▸ RECORDS SUPPLIED:

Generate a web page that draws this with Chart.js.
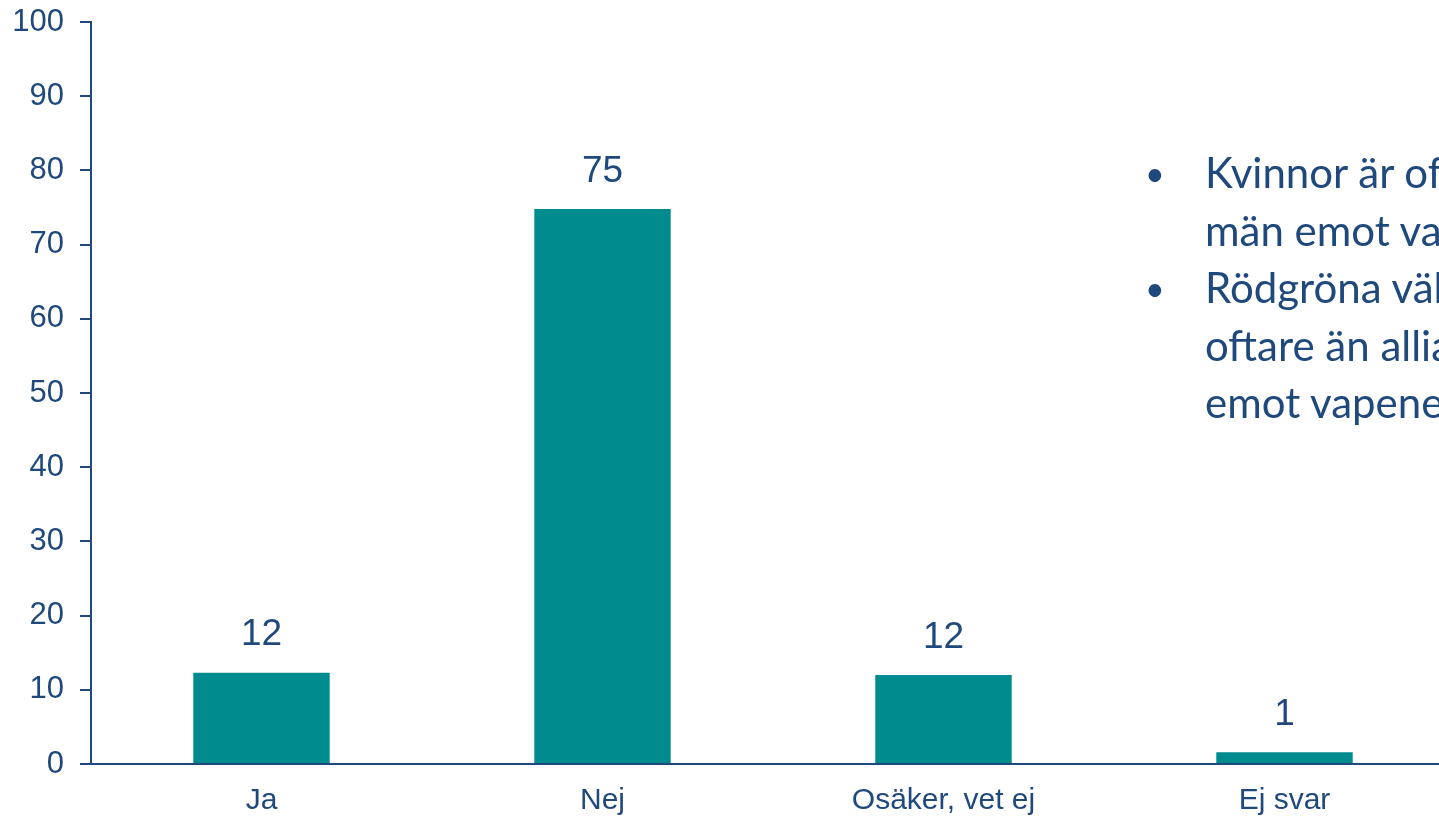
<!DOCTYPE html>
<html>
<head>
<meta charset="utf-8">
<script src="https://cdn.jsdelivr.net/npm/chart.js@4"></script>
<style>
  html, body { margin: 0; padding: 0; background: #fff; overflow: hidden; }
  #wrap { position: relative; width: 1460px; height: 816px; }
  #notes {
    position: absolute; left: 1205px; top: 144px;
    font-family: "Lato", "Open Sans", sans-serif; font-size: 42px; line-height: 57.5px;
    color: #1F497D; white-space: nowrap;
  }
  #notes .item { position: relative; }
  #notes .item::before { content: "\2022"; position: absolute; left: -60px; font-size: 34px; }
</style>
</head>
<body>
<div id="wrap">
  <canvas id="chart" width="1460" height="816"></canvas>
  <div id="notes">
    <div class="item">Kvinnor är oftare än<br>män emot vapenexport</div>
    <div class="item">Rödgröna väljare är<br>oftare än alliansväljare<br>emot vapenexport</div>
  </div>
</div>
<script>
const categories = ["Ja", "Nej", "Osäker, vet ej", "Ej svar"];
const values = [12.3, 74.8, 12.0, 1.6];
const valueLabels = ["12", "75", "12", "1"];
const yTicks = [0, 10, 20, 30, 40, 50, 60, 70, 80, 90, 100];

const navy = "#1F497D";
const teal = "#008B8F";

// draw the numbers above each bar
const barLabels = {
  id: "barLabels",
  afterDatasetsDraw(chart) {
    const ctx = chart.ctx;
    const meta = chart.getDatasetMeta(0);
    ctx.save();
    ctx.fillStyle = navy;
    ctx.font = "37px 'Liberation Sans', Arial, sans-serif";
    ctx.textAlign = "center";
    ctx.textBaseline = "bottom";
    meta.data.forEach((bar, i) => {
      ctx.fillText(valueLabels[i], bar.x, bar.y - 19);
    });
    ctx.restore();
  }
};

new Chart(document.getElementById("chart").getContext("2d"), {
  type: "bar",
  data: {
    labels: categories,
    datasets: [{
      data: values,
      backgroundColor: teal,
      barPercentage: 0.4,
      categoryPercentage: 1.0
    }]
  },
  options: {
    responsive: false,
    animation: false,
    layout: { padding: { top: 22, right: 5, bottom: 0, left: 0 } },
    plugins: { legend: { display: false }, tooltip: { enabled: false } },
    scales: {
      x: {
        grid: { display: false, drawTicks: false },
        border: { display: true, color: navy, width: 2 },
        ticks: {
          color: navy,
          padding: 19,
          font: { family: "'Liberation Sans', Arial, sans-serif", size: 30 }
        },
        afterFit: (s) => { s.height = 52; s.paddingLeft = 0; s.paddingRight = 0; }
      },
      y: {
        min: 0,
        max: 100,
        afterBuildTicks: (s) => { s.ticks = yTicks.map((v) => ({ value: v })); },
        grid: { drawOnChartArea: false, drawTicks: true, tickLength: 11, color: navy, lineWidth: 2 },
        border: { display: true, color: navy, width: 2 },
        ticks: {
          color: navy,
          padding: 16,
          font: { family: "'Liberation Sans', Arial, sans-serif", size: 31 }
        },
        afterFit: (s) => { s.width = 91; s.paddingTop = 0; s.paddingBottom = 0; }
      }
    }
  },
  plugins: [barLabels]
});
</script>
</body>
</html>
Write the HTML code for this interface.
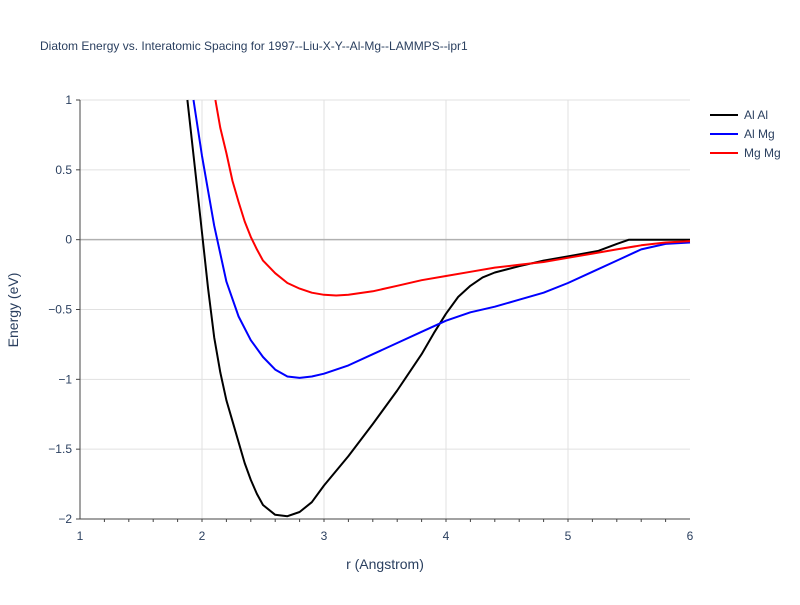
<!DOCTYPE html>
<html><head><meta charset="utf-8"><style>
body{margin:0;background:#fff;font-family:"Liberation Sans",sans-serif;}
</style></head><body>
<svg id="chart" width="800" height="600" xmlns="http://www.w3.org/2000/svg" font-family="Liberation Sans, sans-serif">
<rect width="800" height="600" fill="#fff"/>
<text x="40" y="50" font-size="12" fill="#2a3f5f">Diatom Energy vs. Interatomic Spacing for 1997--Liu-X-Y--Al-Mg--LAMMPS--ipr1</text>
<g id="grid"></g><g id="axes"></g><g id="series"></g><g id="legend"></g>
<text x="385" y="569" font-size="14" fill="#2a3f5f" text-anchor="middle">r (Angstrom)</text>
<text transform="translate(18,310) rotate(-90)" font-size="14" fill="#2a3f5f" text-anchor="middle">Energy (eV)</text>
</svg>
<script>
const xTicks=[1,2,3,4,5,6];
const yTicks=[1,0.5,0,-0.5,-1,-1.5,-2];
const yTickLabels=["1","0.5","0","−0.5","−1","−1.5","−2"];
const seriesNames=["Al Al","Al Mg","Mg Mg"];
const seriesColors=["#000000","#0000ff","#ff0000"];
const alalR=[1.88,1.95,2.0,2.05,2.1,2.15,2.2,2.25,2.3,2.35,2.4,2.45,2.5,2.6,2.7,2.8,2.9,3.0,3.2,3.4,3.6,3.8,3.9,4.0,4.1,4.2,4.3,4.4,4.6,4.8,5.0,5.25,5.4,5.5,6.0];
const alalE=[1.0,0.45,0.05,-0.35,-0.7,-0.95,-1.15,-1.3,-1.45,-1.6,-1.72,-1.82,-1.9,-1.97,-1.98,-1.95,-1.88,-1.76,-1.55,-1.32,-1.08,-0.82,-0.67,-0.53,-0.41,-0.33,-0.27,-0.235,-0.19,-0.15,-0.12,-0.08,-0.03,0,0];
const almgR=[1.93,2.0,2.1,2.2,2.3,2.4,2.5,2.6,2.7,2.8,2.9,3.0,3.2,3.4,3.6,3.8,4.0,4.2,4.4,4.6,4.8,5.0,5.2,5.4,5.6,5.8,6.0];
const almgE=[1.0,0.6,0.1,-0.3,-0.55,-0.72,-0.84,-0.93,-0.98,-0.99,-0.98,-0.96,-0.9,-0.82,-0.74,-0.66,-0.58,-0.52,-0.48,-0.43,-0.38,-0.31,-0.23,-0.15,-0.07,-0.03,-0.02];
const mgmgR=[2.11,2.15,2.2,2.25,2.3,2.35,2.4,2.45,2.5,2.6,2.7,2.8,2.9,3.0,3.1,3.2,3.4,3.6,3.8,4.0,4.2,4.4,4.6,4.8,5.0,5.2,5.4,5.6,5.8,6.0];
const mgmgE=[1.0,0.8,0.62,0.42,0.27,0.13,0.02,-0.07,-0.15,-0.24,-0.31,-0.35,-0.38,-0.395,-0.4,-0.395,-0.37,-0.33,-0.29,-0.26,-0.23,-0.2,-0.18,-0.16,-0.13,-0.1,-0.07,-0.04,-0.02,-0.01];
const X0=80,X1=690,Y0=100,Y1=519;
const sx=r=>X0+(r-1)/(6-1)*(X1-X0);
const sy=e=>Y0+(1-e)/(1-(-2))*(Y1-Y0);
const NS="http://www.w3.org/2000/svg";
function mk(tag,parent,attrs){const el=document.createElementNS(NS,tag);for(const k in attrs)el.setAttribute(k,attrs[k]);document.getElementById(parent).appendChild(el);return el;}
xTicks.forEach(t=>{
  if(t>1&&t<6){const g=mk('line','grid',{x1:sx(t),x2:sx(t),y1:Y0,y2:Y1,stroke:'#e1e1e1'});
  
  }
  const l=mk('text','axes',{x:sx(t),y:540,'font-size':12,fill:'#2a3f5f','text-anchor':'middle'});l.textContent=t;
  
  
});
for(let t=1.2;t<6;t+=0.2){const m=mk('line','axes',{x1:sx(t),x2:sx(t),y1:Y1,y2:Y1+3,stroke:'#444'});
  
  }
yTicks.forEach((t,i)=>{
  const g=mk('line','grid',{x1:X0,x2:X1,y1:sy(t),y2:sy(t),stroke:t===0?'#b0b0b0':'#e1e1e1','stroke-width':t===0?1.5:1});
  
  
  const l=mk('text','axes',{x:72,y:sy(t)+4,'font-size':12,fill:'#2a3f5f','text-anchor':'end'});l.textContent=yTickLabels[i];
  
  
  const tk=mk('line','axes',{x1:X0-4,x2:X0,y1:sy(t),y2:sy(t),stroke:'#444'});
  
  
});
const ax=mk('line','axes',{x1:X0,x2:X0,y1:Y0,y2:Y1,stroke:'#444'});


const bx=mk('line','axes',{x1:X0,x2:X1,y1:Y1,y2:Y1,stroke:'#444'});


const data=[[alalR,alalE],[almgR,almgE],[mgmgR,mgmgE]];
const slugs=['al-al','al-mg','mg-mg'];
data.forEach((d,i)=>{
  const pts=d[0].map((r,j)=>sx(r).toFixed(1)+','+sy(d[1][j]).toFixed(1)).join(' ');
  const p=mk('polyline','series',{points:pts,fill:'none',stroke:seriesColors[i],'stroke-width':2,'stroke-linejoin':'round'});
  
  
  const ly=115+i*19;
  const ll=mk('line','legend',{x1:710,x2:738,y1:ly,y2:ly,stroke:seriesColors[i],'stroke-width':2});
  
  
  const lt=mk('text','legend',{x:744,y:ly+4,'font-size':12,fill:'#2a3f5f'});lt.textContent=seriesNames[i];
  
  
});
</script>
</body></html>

▸ TASK:
Go over the records above and tally the lines with the word "this" in them. Give the number alone.

▸ FINAL RESULT:
2